El calvario margariteño
La primera acepción de calvario que menciona el diccionario de la Real Academia Española (RAE) alude al recorrido que, marcado con altares o cruces, debe atravesarse mientras se reza en cada una de sus estaciones para recordar la marcha de Jesús hacia el monte donde fue crucificado. Calvario procede del latín calvarium, aunque se cree que su origen etimológico está en una expresión griega que puede traducirse como “lugar de la calavera”. La tradición cristiana señala que se trataba de un sitio ubicado fuera de las murallas de la ciudad de Jerusalén. La Biblia indica que en aquella colina Jesús cargó su cruz y fue crucificado. Si bien éste es el nombre que más comúnmente damos al sitio en el que Jesús fue crucificado, también es posible denominarlo Gólgota, un término que deriva del griego. La alusión a las calaveras surge de la forma de esta colina, la cual asemejaba un cráneo humano.
En el lenguaje coloquial, se llama calvario a una sucesión de problemas y conflictos que generan preocupación, angustia o dolor.
Esta última es la acepción que mejor define la realidad del habitante de la otrora Perla del Caribe; ilustrémosla.

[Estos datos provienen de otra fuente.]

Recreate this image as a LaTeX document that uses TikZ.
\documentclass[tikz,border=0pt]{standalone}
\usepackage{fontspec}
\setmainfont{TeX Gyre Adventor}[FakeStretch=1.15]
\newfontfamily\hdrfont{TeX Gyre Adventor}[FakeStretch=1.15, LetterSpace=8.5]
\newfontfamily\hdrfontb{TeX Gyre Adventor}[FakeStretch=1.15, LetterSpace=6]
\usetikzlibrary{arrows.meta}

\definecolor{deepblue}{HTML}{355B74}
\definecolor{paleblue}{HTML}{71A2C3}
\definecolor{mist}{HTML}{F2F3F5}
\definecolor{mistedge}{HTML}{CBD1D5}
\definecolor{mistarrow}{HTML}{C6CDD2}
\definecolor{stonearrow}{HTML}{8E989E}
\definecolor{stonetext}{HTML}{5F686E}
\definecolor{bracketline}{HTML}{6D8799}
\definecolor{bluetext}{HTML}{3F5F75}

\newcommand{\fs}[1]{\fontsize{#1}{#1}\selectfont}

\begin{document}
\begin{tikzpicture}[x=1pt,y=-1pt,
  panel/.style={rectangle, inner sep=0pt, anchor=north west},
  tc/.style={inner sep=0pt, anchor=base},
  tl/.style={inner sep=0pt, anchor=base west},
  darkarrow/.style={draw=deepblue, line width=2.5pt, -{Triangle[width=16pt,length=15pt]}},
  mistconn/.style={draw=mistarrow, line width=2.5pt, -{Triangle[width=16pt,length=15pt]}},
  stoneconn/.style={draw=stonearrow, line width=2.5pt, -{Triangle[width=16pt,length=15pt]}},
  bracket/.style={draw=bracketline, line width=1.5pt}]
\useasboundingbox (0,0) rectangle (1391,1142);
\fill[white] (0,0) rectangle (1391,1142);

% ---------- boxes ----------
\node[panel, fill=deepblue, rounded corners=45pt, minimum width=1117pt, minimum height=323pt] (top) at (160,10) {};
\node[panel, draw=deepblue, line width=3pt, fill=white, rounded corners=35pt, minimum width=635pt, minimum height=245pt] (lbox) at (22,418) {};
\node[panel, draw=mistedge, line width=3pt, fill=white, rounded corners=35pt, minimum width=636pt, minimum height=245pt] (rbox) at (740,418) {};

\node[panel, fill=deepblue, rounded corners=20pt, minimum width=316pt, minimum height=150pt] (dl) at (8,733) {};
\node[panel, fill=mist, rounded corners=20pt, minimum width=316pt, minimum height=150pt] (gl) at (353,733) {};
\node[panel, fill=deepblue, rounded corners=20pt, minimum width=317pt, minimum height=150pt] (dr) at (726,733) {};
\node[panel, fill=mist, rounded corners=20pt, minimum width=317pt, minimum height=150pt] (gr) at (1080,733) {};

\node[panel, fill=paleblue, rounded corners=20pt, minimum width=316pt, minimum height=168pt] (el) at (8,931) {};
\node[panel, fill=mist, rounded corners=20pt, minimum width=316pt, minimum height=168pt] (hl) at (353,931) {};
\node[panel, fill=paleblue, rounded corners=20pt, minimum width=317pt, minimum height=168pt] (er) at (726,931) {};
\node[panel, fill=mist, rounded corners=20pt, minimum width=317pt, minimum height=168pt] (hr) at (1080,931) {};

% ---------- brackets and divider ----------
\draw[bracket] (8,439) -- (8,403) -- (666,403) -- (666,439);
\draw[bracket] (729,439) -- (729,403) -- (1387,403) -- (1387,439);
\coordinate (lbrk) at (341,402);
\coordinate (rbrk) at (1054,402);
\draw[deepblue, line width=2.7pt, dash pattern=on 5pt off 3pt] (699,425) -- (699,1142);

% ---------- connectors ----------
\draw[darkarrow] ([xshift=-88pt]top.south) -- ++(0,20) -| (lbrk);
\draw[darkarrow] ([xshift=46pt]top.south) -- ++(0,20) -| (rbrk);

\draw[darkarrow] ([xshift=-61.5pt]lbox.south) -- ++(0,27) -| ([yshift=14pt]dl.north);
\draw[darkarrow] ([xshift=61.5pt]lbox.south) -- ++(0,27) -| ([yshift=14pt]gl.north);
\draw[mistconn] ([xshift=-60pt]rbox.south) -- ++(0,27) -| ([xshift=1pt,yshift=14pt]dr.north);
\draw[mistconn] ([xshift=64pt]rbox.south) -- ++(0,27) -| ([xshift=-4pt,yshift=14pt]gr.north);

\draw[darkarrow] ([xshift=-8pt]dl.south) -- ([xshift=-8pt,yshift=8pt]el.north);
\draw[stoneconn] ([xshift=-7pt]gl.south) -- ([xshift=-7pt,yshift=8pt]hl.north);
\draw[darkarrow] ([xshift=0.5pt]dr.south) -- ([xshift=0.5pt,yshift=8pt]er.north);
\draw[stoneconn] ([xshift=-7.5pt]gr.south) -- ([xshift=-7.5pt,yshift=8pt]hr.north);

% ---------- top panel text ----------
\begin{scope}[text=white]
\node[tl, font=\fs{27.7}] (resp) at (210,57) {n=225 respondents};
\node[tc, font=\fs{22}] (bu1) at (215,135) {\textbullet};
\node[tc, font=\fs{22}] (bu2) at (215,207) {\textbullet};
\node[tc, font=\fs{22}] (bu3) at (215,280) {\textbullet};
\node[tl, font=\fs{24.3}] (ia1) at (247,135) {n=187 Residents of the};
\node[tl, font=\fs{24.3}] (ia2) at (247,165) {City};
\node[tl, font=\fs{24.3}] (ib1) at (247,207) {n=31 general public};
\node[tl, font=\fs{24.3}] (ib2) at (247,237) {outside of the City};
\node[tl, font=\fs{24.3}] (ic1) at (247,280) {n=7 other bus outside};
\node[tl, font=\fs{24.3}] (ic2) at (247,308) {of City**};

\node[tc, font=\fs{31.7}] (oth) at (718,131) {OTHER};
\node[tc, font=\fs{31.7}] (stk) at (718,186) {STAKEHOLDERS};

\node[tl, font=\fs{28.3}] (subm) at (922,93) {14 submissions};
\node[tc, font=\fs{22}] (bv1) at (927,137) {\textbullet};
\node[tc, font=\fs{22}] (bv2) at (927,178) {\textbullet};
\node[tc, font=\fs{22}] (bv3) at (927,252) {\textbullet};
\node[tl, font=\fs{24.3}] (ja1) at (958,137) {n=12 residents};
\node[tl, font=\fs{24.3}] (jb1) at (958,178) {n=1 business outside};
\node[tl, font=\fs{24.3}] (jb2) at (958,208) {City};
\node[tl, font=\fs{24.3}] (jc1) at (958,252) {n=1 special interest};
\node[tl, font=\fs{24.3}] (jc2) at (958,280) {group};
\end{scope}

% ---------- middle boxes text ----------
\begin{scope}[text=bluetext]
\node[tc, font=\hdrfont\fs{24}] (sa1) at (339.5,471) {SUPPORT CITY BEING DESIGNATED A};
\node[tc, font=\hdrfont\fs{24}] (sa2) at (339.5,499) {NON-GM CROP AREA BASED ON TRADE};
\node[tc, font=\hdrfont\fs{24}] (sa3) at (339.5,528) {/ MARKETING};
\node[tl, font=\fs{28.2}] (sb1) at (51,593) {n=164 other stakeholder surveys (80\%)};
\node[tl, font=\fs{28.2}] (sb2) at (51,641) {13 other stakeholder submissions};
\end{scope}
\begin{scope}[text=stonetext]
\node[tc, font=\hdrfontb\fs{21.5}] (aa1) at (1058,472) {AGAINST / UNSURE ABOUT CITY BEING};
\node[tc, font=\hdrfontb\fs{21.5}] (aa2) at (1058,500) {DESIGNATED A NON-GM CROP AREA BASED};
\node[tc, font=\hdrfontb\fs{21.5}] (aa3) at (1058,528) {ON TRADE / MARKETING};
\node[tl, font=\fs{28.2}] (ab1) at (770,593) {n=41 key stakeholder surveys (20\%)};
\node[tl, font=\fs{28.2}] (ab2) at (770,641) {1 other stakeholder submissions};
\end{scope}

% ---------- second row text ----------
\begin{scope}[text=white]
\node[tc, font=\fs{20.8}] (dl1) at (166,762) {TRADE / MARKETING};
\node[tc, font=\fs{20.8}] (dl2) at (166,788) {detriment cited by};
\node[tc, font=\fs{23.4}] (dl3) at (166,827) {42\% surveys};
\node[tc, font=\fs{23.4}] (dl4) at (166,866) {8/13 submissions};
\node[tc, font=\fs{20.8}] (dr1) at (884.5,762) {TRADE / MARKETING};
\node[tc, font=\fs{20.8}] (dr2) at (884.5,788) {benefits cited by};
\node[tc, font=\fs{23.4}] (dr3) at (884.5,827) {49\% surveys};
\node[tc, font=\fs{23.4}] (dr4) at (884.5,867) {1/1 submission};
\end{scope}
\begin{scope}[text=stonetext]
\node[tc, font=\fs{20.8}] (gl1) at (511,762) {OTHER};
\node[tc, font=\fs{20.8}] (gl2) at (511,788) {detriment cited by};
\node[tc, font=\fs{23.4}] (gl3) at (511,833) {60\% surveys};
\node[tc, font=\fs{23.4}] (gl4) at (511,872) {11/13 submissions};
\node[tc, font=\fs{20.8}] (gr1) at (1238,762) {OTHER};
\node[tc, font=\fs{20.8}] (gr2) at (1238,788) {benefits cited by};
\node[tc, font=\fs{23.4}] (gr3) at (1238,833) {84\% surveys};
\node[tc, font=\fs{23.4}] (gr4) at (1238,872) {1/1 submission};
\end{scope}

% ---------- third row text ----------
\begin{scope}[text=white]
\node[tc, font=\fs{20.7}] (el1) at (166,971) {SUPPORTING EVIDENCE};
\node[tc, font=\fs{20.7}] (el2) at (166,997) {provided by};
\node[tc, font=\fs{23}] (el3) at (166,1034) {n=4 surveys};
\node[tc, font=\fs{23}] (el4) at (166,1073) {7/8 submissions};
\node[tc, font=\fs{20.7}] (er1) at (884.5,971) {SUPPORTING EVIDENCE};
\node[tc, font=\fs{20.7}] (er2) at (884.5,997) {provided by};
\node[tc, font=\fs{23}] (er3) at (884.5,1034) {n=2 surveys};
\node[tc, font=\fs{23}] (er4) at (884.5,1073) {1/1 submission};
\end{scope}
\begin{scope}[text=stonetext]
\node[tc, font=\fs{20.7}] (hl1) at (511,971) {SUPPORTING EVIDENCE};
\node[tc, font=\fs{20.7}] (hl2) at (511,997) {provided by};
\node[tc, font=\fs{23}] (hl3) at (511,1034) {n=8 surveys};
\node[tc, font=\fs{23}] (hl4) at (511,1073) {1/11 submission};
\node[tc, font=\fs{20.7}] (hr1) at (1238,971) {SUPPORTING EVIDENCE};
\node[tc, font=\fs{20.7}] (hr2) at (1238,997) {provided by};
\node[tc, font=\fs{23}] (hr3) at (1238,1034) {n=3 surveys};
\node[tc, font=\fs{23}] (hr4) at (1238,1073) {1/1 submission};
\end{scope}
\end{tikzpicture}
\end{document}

Se levanta temprano y no hay luz ni Internet, los servicios de llamadas se cayeron también, en fin, decide bañarse y no hay agua. Más que molesto, enciende el carro y se percata de que no tiene gasolina suficiente, decide entonces tomar uno de esos destartalados autobuses para ir al supermercado a fin de comprar comida y leche para los muchachos, pero no tiene efectivo para pagar el pasaje.
Resignado, y luego de una larga caminata, encuentra un cajero automático inoperativo; espera pacientemente la apertura de la sucursal de su banco para ver si puede retirar algo de efectivo, pero no hay línea.
Vuelve a caminar para efectuar las compras, escoge lo necesitado y va a caja para, muy a su pesar, pagar en dólares, no puede porque no hay vuelto.
Frustrado y lloroso se sienta en un banco de la Plaza de la Asunción para rumiar su arrechera.